Людмила Петрушевская, писатель, автор пьесы «Он в Аргентине»:
– Мы с Мариной встречались довольно редко: на театральных капустниках, на каких-то днях рождения, юбилеях. Она меня, как и всех, опекала. Очень радовалась общению. Она вообще всех держала в порядке, чтобы всем было хорошо.
Она мне говорила:
– Напишите пьесу, напишите мне роль.
Я кивала, но ничего особенного у меня не рождалось. Однажды мы встретились на Гоа, где я провожу рождественские каникулы. Там был такой бал, куда все приезжали в вечерних нарядах, в тонком хлопке… Вдруг в эпицентре этого атомного взрыва я вижу Марину с дочкой и с какой-то компанией. Мы смотрим друг на друга, от неожиданности начинаем дико хохотать. И на радостях я говорю:
– Написала вам пьесу.
В самом деле, я тогда завершала «Он в Аргентине» – произведение на двух примадонн театра.
Марина обрадовалась, но у неё был сложнейший период: телевидение, кино, «Васса…». У неё полностью всё было забито. Поэтому, как-то само собой, сотрудничество не сложилось.

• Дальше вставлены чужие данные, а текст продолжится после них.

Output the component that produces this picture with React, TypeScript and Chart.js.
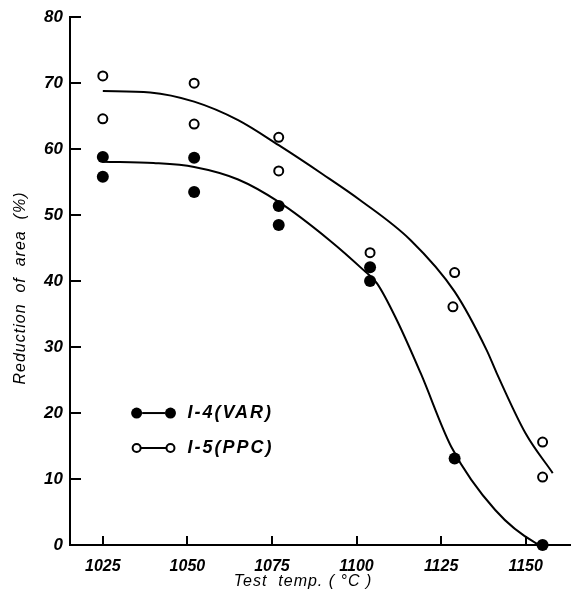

Затем пьеса попала в руки Дмитрию Брусникину – роли были отданы Ие Саввиной и Наталии Теняковой. Однако вскоре Ия Сергеевна ушла из жизни, и работа остановилась.
Говорит Дмитрий Брусникин, режиссёр, актёр, педагог:
– Когда Ии Сергеевны не стало, я сказал себе, что не буду возвращаться к этой пьесе. Потому что всё время звучал голос Саввиной, её незабываемые интонации, которые очень трудно повторить. И свою идею я похоронил. Но Людмила Стефановна Петрушевская умеет добиваться того, чего хочет. Она сказала: «Нет, нет, ни в коем случае нельзя останавливаться. Спектакль надо выпустить хотя бы в память об Ие Сергеевне». И просто силой вернула меня в эту работу. Напомнила о Марине Голуб: «Чем не вариант!»
А Маринку я знаю сто лет, ещё со студенческой скамьи. Когда она заканчивала, я был первокурсником, и потом всю жизнь мы так или иначе пересекались, но вместе никогда не работали. Я подумал: и правда, вариант хороший. Но получается, что весь рисунок спектакля надо заново выстраивать, да ещё и найти актрису на другую роль – так, чтобы они в паре с Мариной органично смотрелись. Это нельзя было решить в одночасье, требовалось время.